André-Louis Perinetti - Secrétaire général de l’Institut international du théâtre

L’Institut international du théâtre célèbre le 27 mars 1985 la 24ème Journée mondiale du théâtre. C’est en effet en 1962, à l’ouverture d’une saison du Théâtre des Nations à Paris, un 27 mars, qu’est née cette commémoration. Il peut paraître surprenant que les gens de théâtre éprouvent le besoin de fêter leur art un jour précis dans l’année. N’est-il pas pratiqué tous les jours ? N’y apportons-nous pas à chaque fois le même enthousiasme, n’y trouvons-nous pas le même plaisir ? En réalité, la Journée mondiale du théâtre est un moment privilégié et exceptionnel que nous avons fixé dans le temps pour permettre aux uns et aux autres de cette profession, originale s’il en est, de se rassembler au-delà des frontières, des idéologies, des générations, des disciplines. Cette journée permet de souligner ce qui nous rapproche, ce qui nous lie, à travers nos joies et nos peines. Elle permet surtout de porter un regard sur l’autre, sur une autre culture, à l’autre bout de la planète. Si, frères en poésie, les gens de théâtre anticipent souvent la réalité de demain, pressentant ainsi le destin de l’humanité, ils en sont aussi la mémoire !

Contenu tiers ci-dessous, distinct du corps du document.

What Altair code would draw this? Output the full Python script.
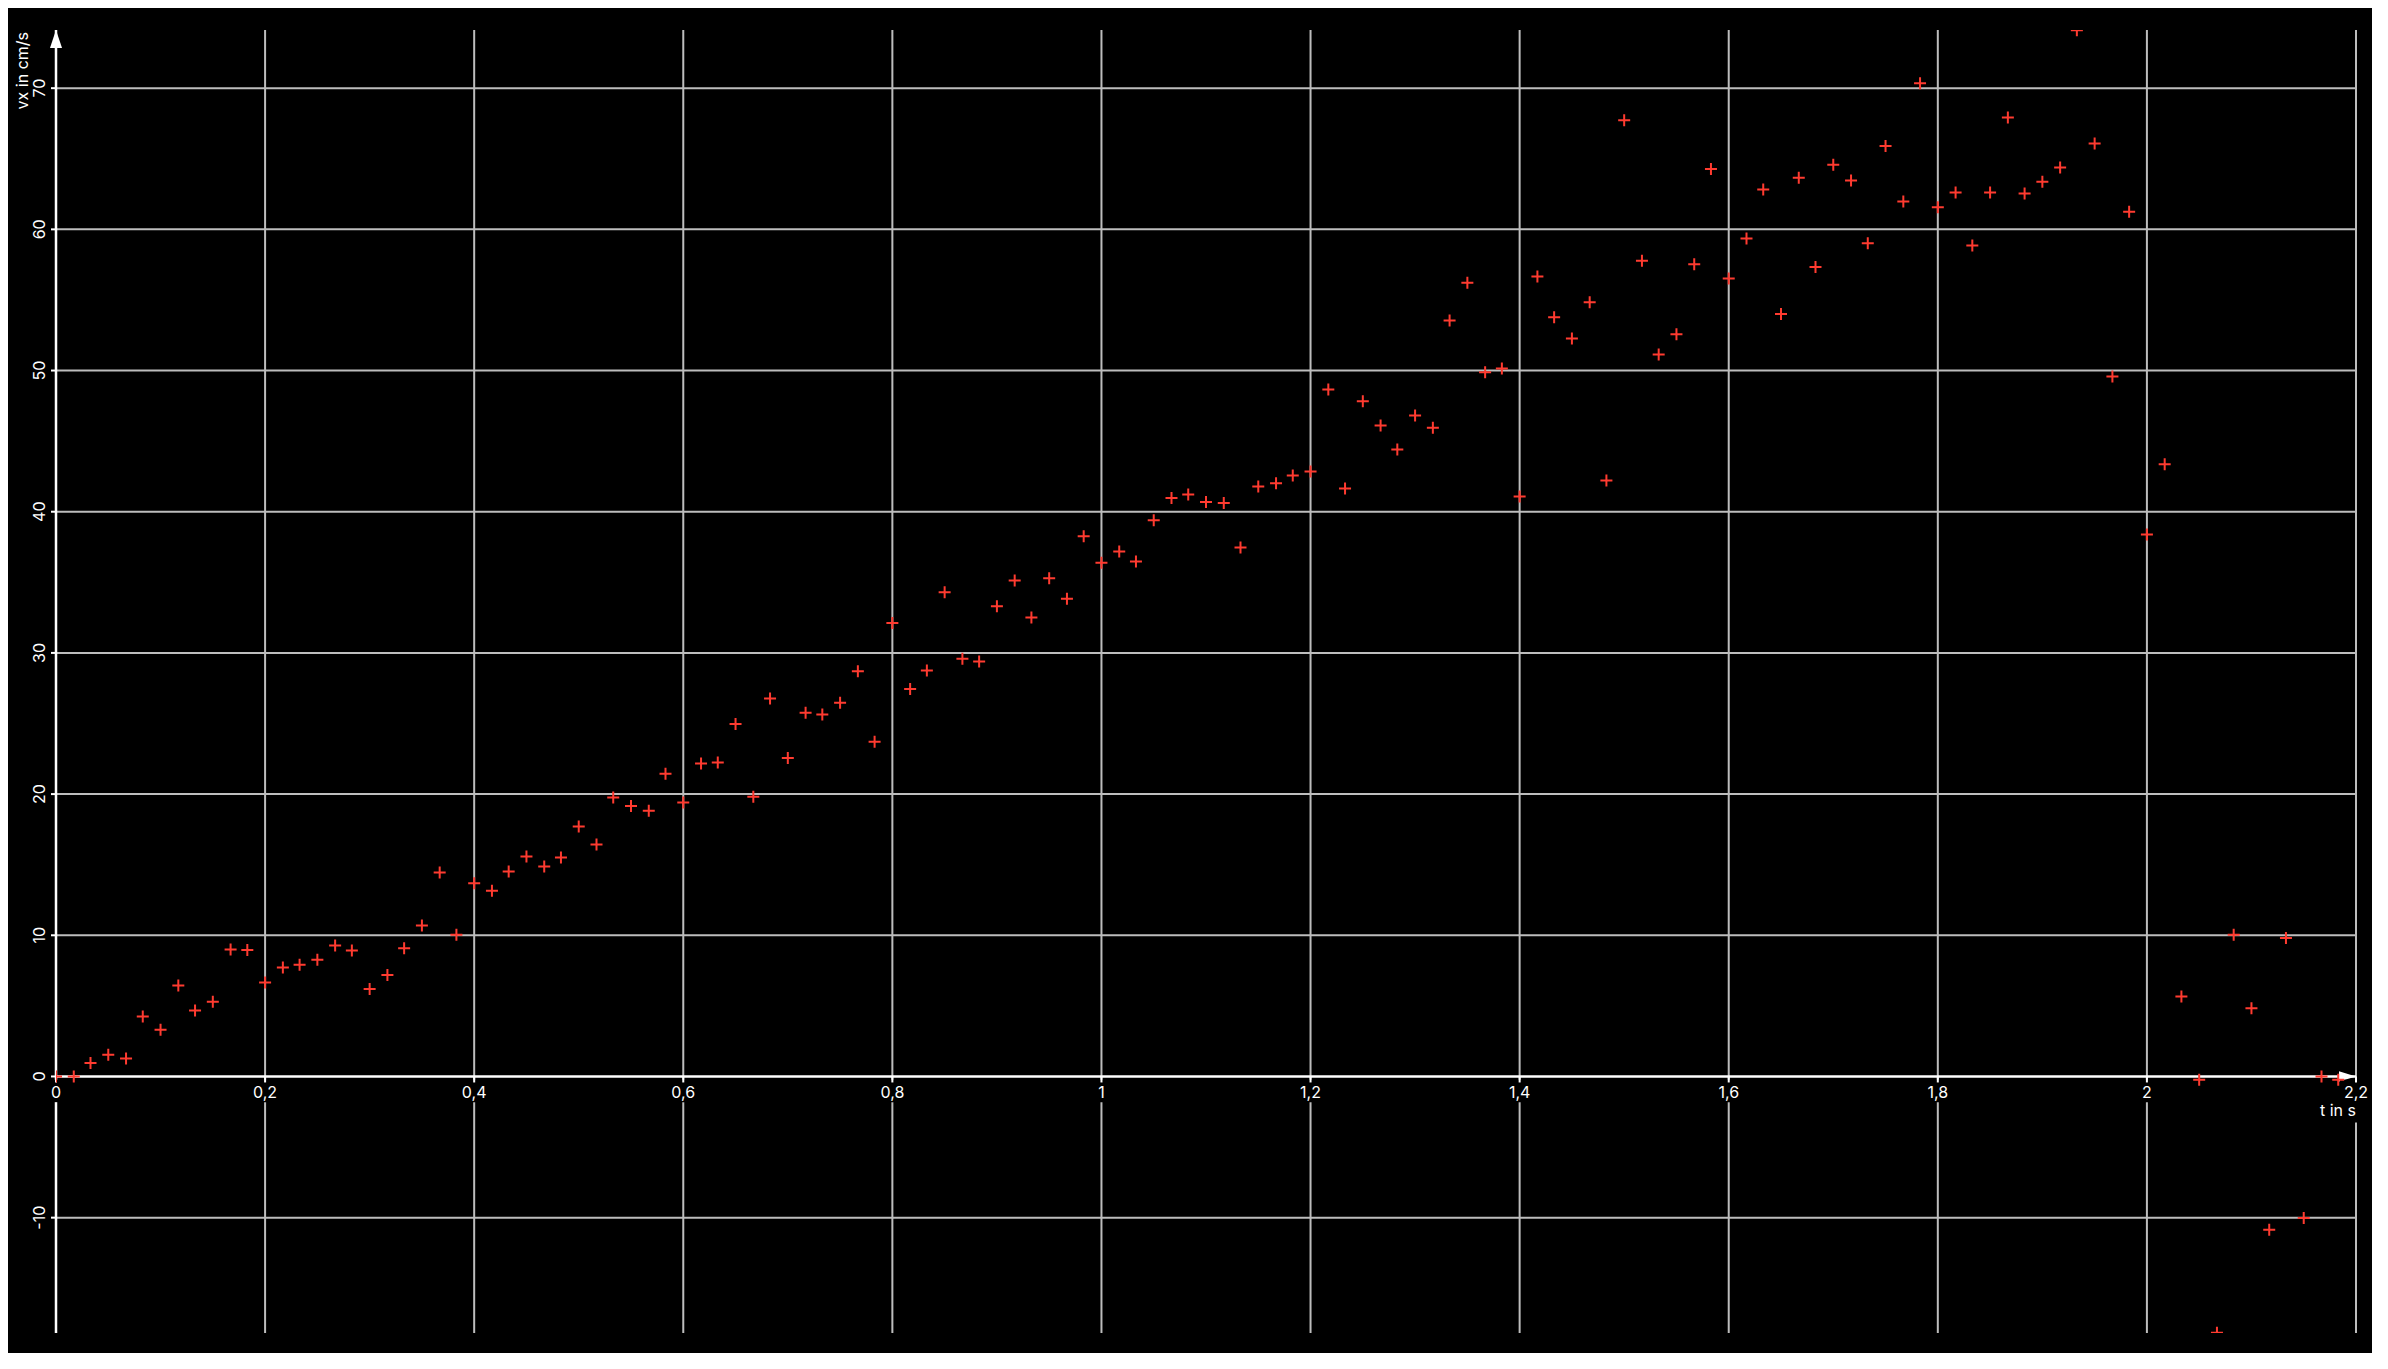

Il y a quarante ans cessait la Seconde Guerre mondiale. Le théâtre se souvient… Bousculé, persécuté à travers les âges, symbole de la résistance à toutes les oppressions, le théâtre qui s'identifie à la vie, parce que création, témoigne pour cette Renaissance.

De la fin du cauchemar surgit une grande espérance : celle de la compréhension mutuelle entre les peuples.

Les grandes organisations internationales, basées sur l’égalité entre les états et les peuples, sont créées. Chaque peuple apporte à un moment ou à un autre de son histoire une contribution décisive au progrès de l’humanité, tous se doivent d’être réunis afin de donner la pleine mesure de leurs capacités.

Chacun doit être solidaire de l’autre. Cette solidarité, les gens de théâtre n’ont pas à la découvrir, car elle fait partie de leur démarche. La création de l’Institut international du théâtre, qui suit de peu celle des grandes organisations, inspirée par l’une d’entre elles, l’Unesco, apparaît alors comme l’affirmation d’une identité, d’une volonté de bâtir en commun un avenir à la mesure de l’espérance des artistes.

Notre similitude culturelle profonde, notre même vision de l’homme, tissées au cours des siècles, suscitent ce sentiment d’appartenance à un monde unique. Chaque homme de théâtre, chaque femme de théâtre, participe à cette universalité. Concernés par le destin de notre communauté, nous le sommes aussi par celui du monde.

Tous les efforts de création, d’invention des communautés intellectuelles du monde entier pour multiplier les occasions d’échanges et de contacts, notre action en est indissociable. Nos théâtres sont des lieux de convergence, des occasions de rapprochement, une ouverture à ce que les uns et les autres apportent au patrimoine des connaissances et des arts.

Reflets de sociétés différentes, le théâtre met de côté ce qui les sépare et fait apparaître ce que les hommes on en commun : la volonté de Paix.

Cependant, comment ne serions-nous pas préoccupés, à l’occasion de cette Journée mondiale du théâtre, devant la remise en cause du principe de l’universalité dans une des principales organisations internationales.

Ce principe est la garantie de la protection et du respect dus à chacun, individu ou communauté.

Mais en cette année 1985, consacrée à la jeunesse, un autre devoir nous presse. Nous, hommes et femmes de théâtre du présent, nous avons reçu un héritage du passé et nous en sommes responsables devant les artistes de demain.

La jeunesse aspire à participer, à partager les responsabilités. Elle croit à la solidarité et veut s’associer aux activités liées aux grandes causes, elle est capable de tant d’amour…

Mais elle exige la Vérité.

C’est à nous de ne pas la masquer afin que l’espoir que représente la jeunesse devienne la sauvegarde de la paix et de l’amitié entre les peuples.

Son idéal, le nôtre, n’est pas un rêve de l’imagination mais une exigence permanente de la conscience des artistes.